Overton Grange School is a mixed academy school in Sutton, Greater London, England. The school opened in 1997 with its first intake.

Planning for a new school in the area was identified in the 1980s. The capacity is approximately 1300 students. It has a sixth form college, opened in 2002.

It has a hearing support department and a greater number of students with disabilities because of the purpose-built facilities.

The school became an academy on 1 June 2011.

Students are divided into two bands - Overton and Grange - dividing between Grange learning Spanish language and Overton learning French language. 

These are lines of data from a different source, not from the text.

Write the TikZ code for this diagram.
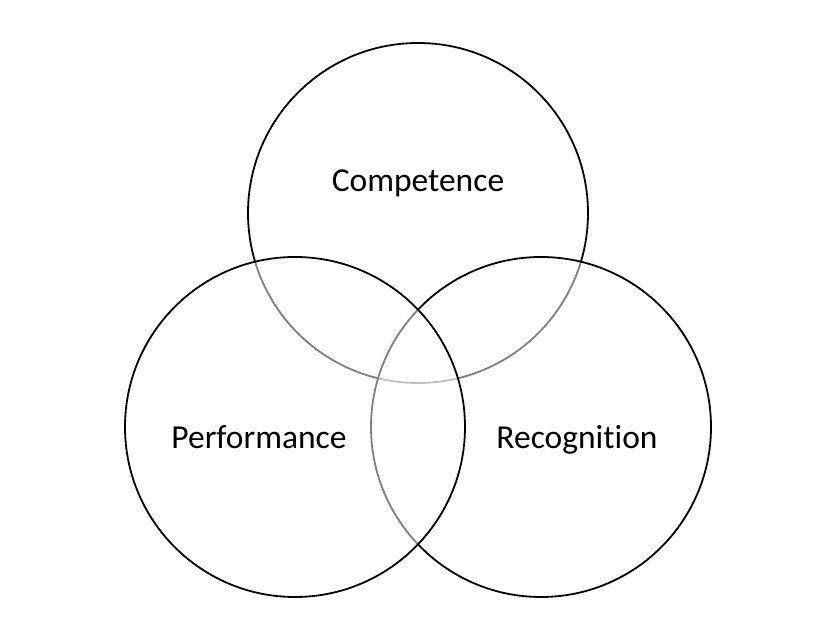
\documentclass[tikz,border=0pt]{standalone}
\usepackage{fontspec}
\setmainfont{Carlito}[Ligatures = NoCommon]
\usetikzlibrary{positioning}

\begin{document}
\begin{tikzpicture}[
        x = 1pt, y = 1pt,
        every ring/.style = {circle, draw = black, line width = 1.8pt,
                             fill = white, fill opacity = 0.5,
                             minimum size = 340pt, inner sep = 0pt},
        every tag/.style  = {font = \fontsize{33.5}{40}\selectfont,
                             inner sep = 0pt, anchor = base}
    ]

      \useasboundingbox (0,0) rectangle (836,640);

      % rings, top one first so the lower two cover it
      \node[every ring] (c_top)   at (418,427) {};
      \node[every ring] (c_right) at (541,213) {};
      \node[every ring] (c_left)  at (295,213) {};

      \node[every tag] (t_top)   at (418,448) {Competence};
      \node[every tag] (t_left)  at (259,191) {Performance};
      \node[every tag] (t_right) at (577,191) {Recognition};

    \end{tikzpicture}
\end{document}
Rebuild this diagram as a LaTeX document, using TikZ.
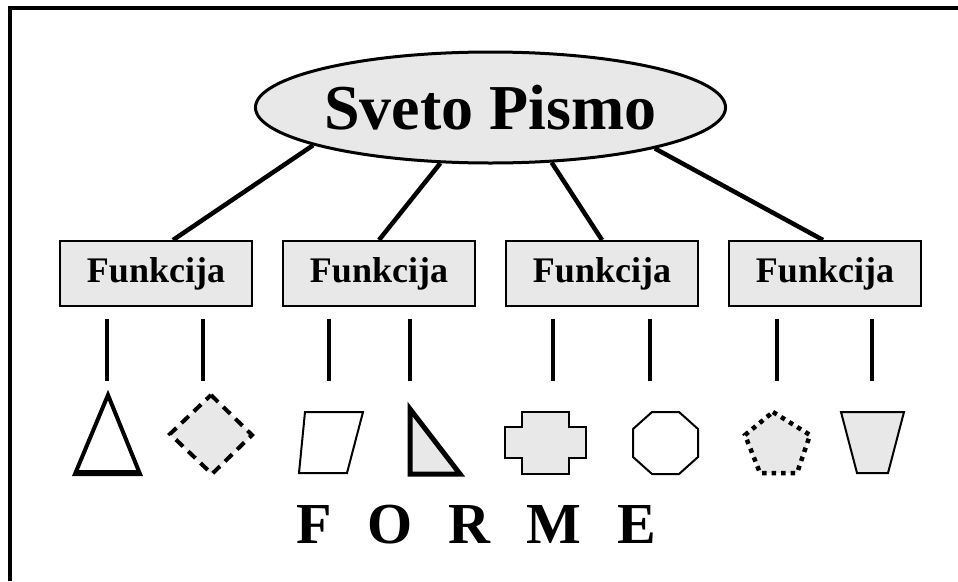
\documentclass[tikz,border=0pt]{standalone}
\usepackage{fontspec}
\setmainfont{Liberation Serif}
\usetikzlibrary{shapes.geometric,calc}
\definecolor{lgray}{HTML}{E8E8E8}
\begin{document}
\begin{tikzpicture}[x=1pt,y=-1pt,
  fbox/.style={draw, line width=2pt, fill=lgray, minimum width=192pt, minimum height=65pt, inner sep=0pt,
    font=\fontsize{36}{40}\selectfont\bfseries},
  conn/.style={line width=4.5pt},
  vline/.style={line width=4.5pt},
  thin/.style={line width=2pt, line join=miter},
]
\useasboundingbox (0,0) rectangle (958,581);
% frame
\draw[line width=4pt] (10,581) |- (958,8);
% root
\node[ellipse, draw, line width=3pt, fill=lgray, minimum width=451pt, minimum height=111pt, inner sep=0pt,
  font=\fontsize{64}{70}\selectfont\bfseries] (sp) at (490.5,107.5) {Sveto Pismo};
% boxes
\node[fbox] (f1) at (156,273.5) {Funkcija};
\node[fbox] (f2) at (379,273.5) {Funkcija};
\node[fbox] (f3) at (602,273.5) {Funkcija};
\node[fbox] (f4) at (825,273.5) {Funkcija};
% connectors
\draw[conn] (sp.192.9) -- ($(f1.north)+(17,0)$);
\draw[conn] (sp.228.9) -- (f2.north);
\draw[conn] (sp.318.8) -- (f3.north);
\draw[conn] (sp.346.1) -- ($(f4.north)+(-2,0)$);
% vertical lines
\foreach \x in {107,203,329,410,553,650,777,872}
  \draw[vline] (\x,319) -- (\x,381);
% triangle
\draw[line width=4pt, line join=miter, fill=white] (108,395) -- (140,474) -- (75,474) -- cycle;
\draw[line width=6pt] (76,473) -- (139,473);
% dashed diamond
\draw[line width=4pt, fill=lgray, dash pattern=on 10pt off 7pt] (211,395) -- (252,435) -- (212,474) -- (170,434) -- cycle;
% parallelogram
\draw[thin, fill=white] (305,412) -- (363,412) -- (347,473) -- (299,473) -- cycle;
% right triangle
\draw[line width=5pt, line join=miter, fill=lgray] (410,409) -- (410,474) -- (460,474) -- cycle;
% cross
\draw[thin, fill=lgray] (522,412) -- (569,412) -- (569,427) -- (586,427) -- (586,458) -- (569,458) -- (569,474)
  -- (522,474) -- (522,458) -- (505,458) -- (505,427) -- (522,427) -- cycle;
% octagon
\draw[thin, fill=white] (652,412) -- (679,412) -- (698,429) -- (698,457) -- (679,474) -- (652,474) -- (633,457) -- (633,429) -- cycle;
% dotted pentagon
\draw[line width=4.5pt, fill=lgray, dash pattern=on 4.5pt off 5pt] (773,412) -- (810,435) -- (797,473) -- (760,473) -- (745,435) -- cycle;
% trapezoid
\draw[thin, fill=lgray] (841,412) -- (904,412) -- (888,473) -- (857,473) -- cycle;
% FORME
\node[anchor=base, inner sep=0pt, font=\fontsize{58}{64}\selectfont\bfseries] (forme) at (476,543)
  {F\hspace{36pt}O\hspace{36pt}R\hspace{36pt}M\hspace{36pt}E};
\end{tikzpicture}
\end{document}
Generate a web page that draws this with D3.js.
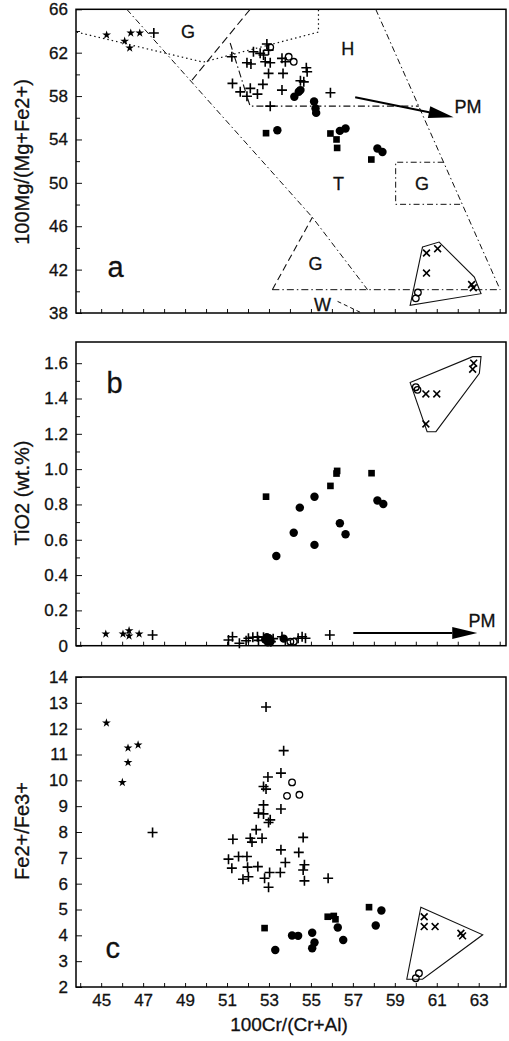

Overton Grange School, or 'Overton' as it is more commonly known as, has four house groups: Amber, Emerald, Ruby and Sapphire.  

Each form, or tutor group, has between 25-30 students, all in one house and all in one band.  

The latest OFSTED report, following its January 2016 inspection, grades the school as "Good" in all categories. The report notes that "a culture exists whereby everyone ‘takes ownership of pupils’. Consequently, leaders have addressed well the areas for improvement since the last inspection". It has also been Inspected again in March 2019. Again it was graded "Good".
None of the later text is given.